--- BEGIN ---
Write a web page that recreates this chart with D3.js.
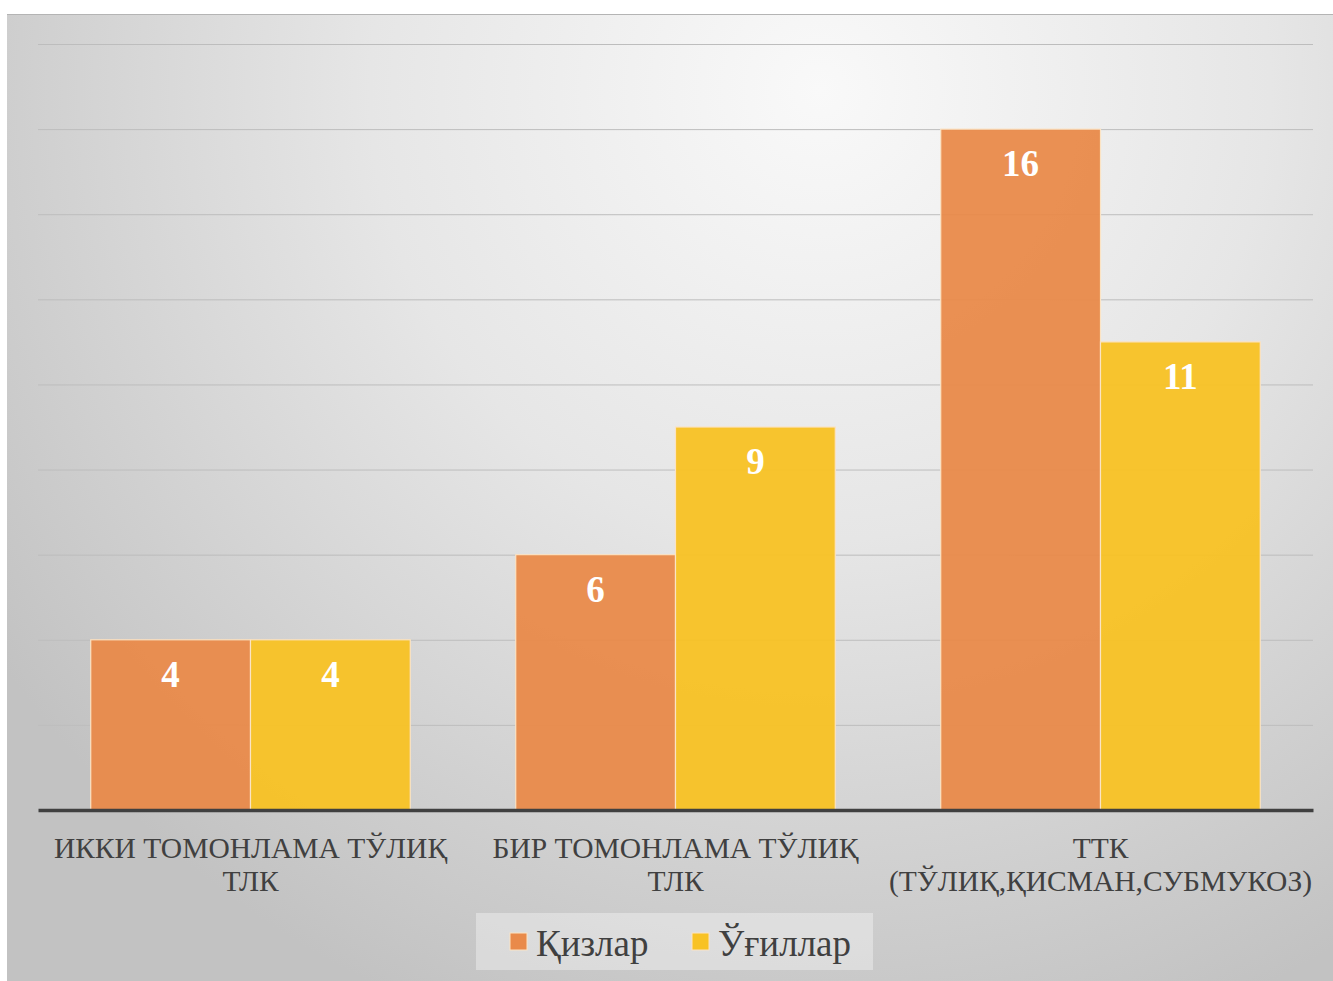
<!DOCTYPE html>
<html>
<head>
<meta charset="utf-8">
<script src="https://cdn.jsdelivr.net/npm/d3@7"></script>
<style>
  html, body { margin: 0; padding: 0; background: #ffffff; }
  svg { display: block; }
</style>
</head>
<body>
<div id="root"></div>
<script>
const categories = [
  ["ИККИ ТОМОНЛАМА ТЎЛИҚ", "ТЛК"],
  ["БИР ТОМОНЛАМА ТЎЛИҚ", "ТЛК"],
  ["ТТК", "(ТЎЛИҚ,ҚИСМАН,СУБМУКОЗ)"]
];
const seriesNames = ["Қизлар", "Ўғиллар"];
const girls = [4, 6, 16];
const boys = [4, 9, 11];
const yTicks = [0, 2, 4, 6, 8, 10, 12, 14, 16, 18];

const CONFIG = {
  width: 1333,
  height: 981,
  frame: { x: 7, y: 14 },
  plot: { left: 38, right: 1313, top: 44, bottom: 810 },
  colors: ["#e98a4a", "#f8c224"],
  font: "'Liberation Serif', 'Times New Roman', serif"
};

function drawChart() {
  const { width, height, plot } = CONFIG;

  const svg = d3.select("#root")
    .append("svg")
    .attr("width", width)
    .attr("height", height);

  const defs = svg.append("defs");
  const grad = defs.append("radialGradient")
    .attr("id", "bg")
    .attr("gradientUnits", "userSpaceOnUse")
    .attr("cx", 820).attr("cy", 90).attr("r", 1000);
  grad.append("stop").attr("offset", "0").attr("stop-color", "#f9f9f9");
  grad.append("stop").attr("offset", "0.45").attr("stop-color", "#e6e6e6");
  grad.append("stop").attr("offset", "1").attr("stop-color", "#c2c2c2");

  // background frame
  svg.append("rect")
    .attr("x", CONFIG.frame.x)
    .attr("y", CONFIG.frame.y)
    .attr("width", width - CONFIG.frame.x)
    .attr("height", height - CONFIG.frame.y)
    .attr("fill", "url(#bg)");

  svg.append("line")
    .attr("x1", CONFIG.frame.x).attr("x2", width)
    .attr("y1", CONFIG.frame.y + 0.5).attr("y2", CONFIG.frame.y + 0.5)
    .attr("stroke", "#b4b4b4").attr("stroke-width", 1);

  const y = d3.scaleLinear()
    .domain([0, 18])
    .range([plot.bottom, plot.top]);

  const x0 = d3.scaleBand()
    .domain(d3.range(categories.length))
    .range([plot.left, plot.right]);

  const x1 = d3.scaleBand()
    .domain(d3.range(seriesNames.length))
    .range([0, x0.bandwidth()])
    .paddingOuter(0.33)
    .paddingInner(0);

  // gridlines
  const yAxis = d3.axisLeft(y)
    .tickValues(yTicks.filter(d => d > 0))
    .tickSize(-(plot.right - plot.left))
    .tickFormat("");

  svg.append("g")
    .attr("transform", `translate(${plot.left},0)`)
    .call(yAxis)
    .call(g => g.select(".domain").remove())
    .call(g => g.selectAll(".tick line").attr("stroke", "#bdbdbd").attr("stroke-width", 1));

  const series = [girls, boys];
  const rows = [];
  series.forEach((vals, s) => vals.forEach((v, c) => rows.push({ s, c, v })));

  const bars = svg.append("g");
  bars.selectAll("rect")
    .data(rows)
    .enter()
    .append("rect")
    .attr("x", d => x0(d.c) + x1(d.s))
    .attr("y", d => y(d.v))
    .attr("width", x1.bandwidth())
    .attr("height", d => y(0) - y(d.v))
    .attr("fill", d => CONFIG.colors[d.s])
    .attr("fill-opacity", 0.95)
    .attr("stroke", "#fbe3c4")
    .attr("stroke-width", 1.2);

  bars.selectAll("text")
    .data(rows)
    .enter()
    .append("text")
    .attr("x", d => x0(d.c) + x1(d.s) + x1.bandwidth() / 2)
    .attr("y", d => y(d.v) + 47)
    .attr("text-anchor", "middle")
    .attr("fill", "#ffffff")
    .attr("font-family", CONFIG.font)
    .attr("font-weight", "bold")
    .attr("font-size", 37)
    .text(d => d.v);

  // baseline / x axis
  const xAxis = d3.axisBottom(x0).tickSize(0).tickFormat("");
  svg.append("g")
    .attr("transform", `translate(0,${plot.bottom})`)
    .call(xAxis)
    .call(g => g.select(".domain").attr("stroke", "#404040").attr("stroke-width", 3.5));

  const labels = svg.append("g");
  categories.forEach((lines, i) => {
    const t = labels.append("text")
      .attr("x", x0(i) + x0.bandwidth() / 2)
      .attr("y", 858)
      .attr("text-anchor", "middle")
      .attr("fill", "#404040")
      .attr("font-family", CONFIG.font)
      .attr("font-size", 29.5);
    lines.forEach((line, j) => {
      t.append("tspan")
        .attr("x", x0(i) + x0.bandwidth() / 2)
        .attr("dy", j === 0 ? 0 : 33)
        .text(line);
    });
  });

  // legend
  const legend = svg.append("g");
  legend.append("rect")
    .attr("x", 476).attr("y", 913)
    .attr("width", 397).attr("height", 57)
    .attr("fill", "#ffffff").attr("fill-opacity", 0.35);

  const legendX = [510, 692];
  seriesNames.forEach((name, i) => {
    legend.append("rect")
      .attr("x", legendX[i]).attr("y", 933)
      .attr("width", 17).attr("height", 17)
      .attr("fill", CONFIG.colors[i])
      .attr("stroke", "#fbe3c4").attr("stroke-width", 1);
    legend.append("text")
      .attr("x", legendX[i] + 26)
      .attr("y", 956)
      .attr("fill", "#404040")
      .attr("font-family", CONFIG.font)
      .attr("font-size", 37)
      .text(name);
  });
}

drawChart();
</script>
</body>
</html>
--- END ---
Give back the whole listing as it stands, minus its pictures.

Write a web page that recreates this chart with D3.js.
<!DOCTYPE html>
<html>
<head>
<meta charset="utf-8">
<script src="https://cdn.jsdelivr.net/npm/d3@7"></script>
<style>
  html, body { margin: 0; padding: 0; background: #ffffff; }
  svg { display: block; }
</style>
</head>
<body>
<div id="root"></div>
<script>
const categories = [
  ["ИККИ ТОМОНЛАМА ТЎЛИҚ", "ТЛК"],
  ["БИР ТОМОНЛАМА ТЎЛИҚ", "ТЛК"],
  ["ТТК", "(ТЎЛИҚ,ҚИСМАН,СУБМУКОЗ)"]
];
const seriesNames = ["Қизлар", "Ўғиллар"];
const girls = [4, 6, 16];
const boys = [4, 9, 11];
const yTicks = [0, 2, 4, 6, 8, 10, 12, 14, 16, 18];

const CONFIG = {
  width: 1333,
  height: 981,
  frame: { x: 7, y: 14 },
  plot: { left: 38, right: 1313, top: 44, bottom: 810 },
  colors: ["#e98a4a", "#f8c224"],
  font: "'Liberation Serif', 'Times New Roman', serif"
};

function drawChart() {
  const { width, height, plot } = CONFIG;

  const svg = d3.select("#root")
    .append("svg")
    .attr("width", width)
    .attr("height", height);

  const defs = svg.append("defs");
  const grad = defs.append("radialGradient")
    .attr("id", "bg")
    .attr("gradientUnits", "userSpaceOnUse")
    .attr("cx", 820).attr("cy", 90).attr("r", 1000);
  grad.append("stop").attr("offset", "0").attr("stop-color", "#f9f9f9");
  grad.append("stop").attr("offset", "0.45").attr("stop-color", "#e6e6e6");
  grad.append("stop").attr("offset", "1").attr("stop-color", "#c2c2c2");

  // background frame
  svg.append("rect")
    .attr("x", CONFIG.frame.x)
    .attr("y", CONFIG.frame.y)
    .attr("width", width - CONFIG.frame.x)
    .attr("height", height - CONFIG.frame.y)
    .attr("fill", "url(#bg)");

  svg.append("line")
    .attr("x1", CONFIG.frame.x).attr("x2", width)
    .attr("y1", CONFIG.frame.y + 0.5).attr("y2", CONFIG.frame.y + 0.5)
    .attr("stroke", "#b4b4b4").attr("stroke-width", 1);

  const y = d3.scaleLinear()
    .domain([0, 18])
    .range([plot.bottom, plot.top]);

  const x0 = d3.scaleBand()
    .domain(d3.range(categories.length))
    .range([plot.left, plot.right]);

  const x1 = d3.scaleBand()
    .domain(d3.range(seriesNames.length))
    .range([0, x0.bandwidth()])
    .paddingOuter(0.33)
    .paddingInner(0);

  // gridlines
  const yAxis = d3.axisLeft(y)
    .tickValues(yTicks.filter(d => d > 0))
    .tickSize(-(plot.right - plot.left))
    .tickFormat("");

  svg.append("g")
    .attr("transform", `translate(${plot.left},0)`)
    .call(yAxis)
    .call(g => g.select(".domain").remove())
    .call(g => g.selectAll(".tick line").attr("stroke", "#bdbdbd").attr("stroke-width", 1));

  const series = [girls, boys];
  const rows = [];
  series.forEach((vals, s) => vals.forEach((v, c) => rows.push({ s, c, v })));

  const bars = svg.append("g");
  bars.selectAll("rect")
    .data(rows)
    .enter()
    .append("rect")
    .attr("x", d => x0(d.c) + x1(d.s))
    .attr("y", d => y(d.v))
    .attr("width", x1.bandwidth())
    .attr("height", d => y(0) - y(d.v))
    .attr("fill", d => CONFIG.colors[d.s])
    .attr("fill-opacity", 0.95)
    .attr("stroke", "#fbe3c4")
    .attr("stroke-width", 1.2);

  bars.selectAll("text")
    .data(rows)
    .enter()
    .append("text")
    .attr("x", d => x0(d.c) + x1(d.s) + x1.bandwidth() / 2)
    .attr("y", d => y(d.v) + 47)
    .attr("text-anchor", "middle")
    .attr("fill", "#ffffff")
    .attr("font-family", CONFIG.font)
    .attr("font-weight", "bold")
    .attr("font-size", 37)
    .text(d => d.v);

  // baseline / x axis
  const xAxis = d3.axisBottom(x0).tickSize(0).tickFormat("");
  svg.append("g")
    .attr("transform", `translate(0,${plot.bottom})`)
    .call(xAxis)
    .call(g => g.select(".domain").attr("stroke", "#404040").attr("stroke-width", 3.5));

  const labels = svg.append("g");
  categories.forEach((lines, i) => {
    const t = labels.append("text")
      .attr("x", x0(i) + x0.bandwidth() / 2)
      .attr("y", 858)
      .attr("text-anchor", "middle")
      .attr("fill", "#404040")
      .attr("font-family", CONFIG.font)
      .attr("font-size", 29.5);
    lines.forEach((line, j) => {
      t.append("tspan")
        .attr("x", x0(i) + x0.bandwidth() / 2)
        .attr("dy", j === 0 ? 0 : 33)
        .text(line);
    });
  });

  // legend
  const legend = svg.append("g");
  legend.append("rect")
    .attr("x", 476).attr("y", 913)
    .attr("width", 397).attr("height", 57)
    .attr("fill", "#ffffff").attr("fill-opacity", 0.35);

  const legendX = [510, 692];
  seriesNames.forEach((name, i) => {
    legend.append("rect")
      .attr("x", legendX[i]).attr("y", 933)
      .attr("width", 17).attr("height", 17)
      .attr("fill", CONFIG.colors[i])
      .attr("stroke", "#fbe3c4").attr("stroke-width", 1);
    legend.append("text")
      .attr("x", legendX[i] + 26)
      .attr("y", 956)
      .attr("fill", "#404040")
      .attr("font-family", CONFIG.font)
      .attr("font-size", 37)
      .text(name);
  });
}

drawChart();
</script>
</body>
</html>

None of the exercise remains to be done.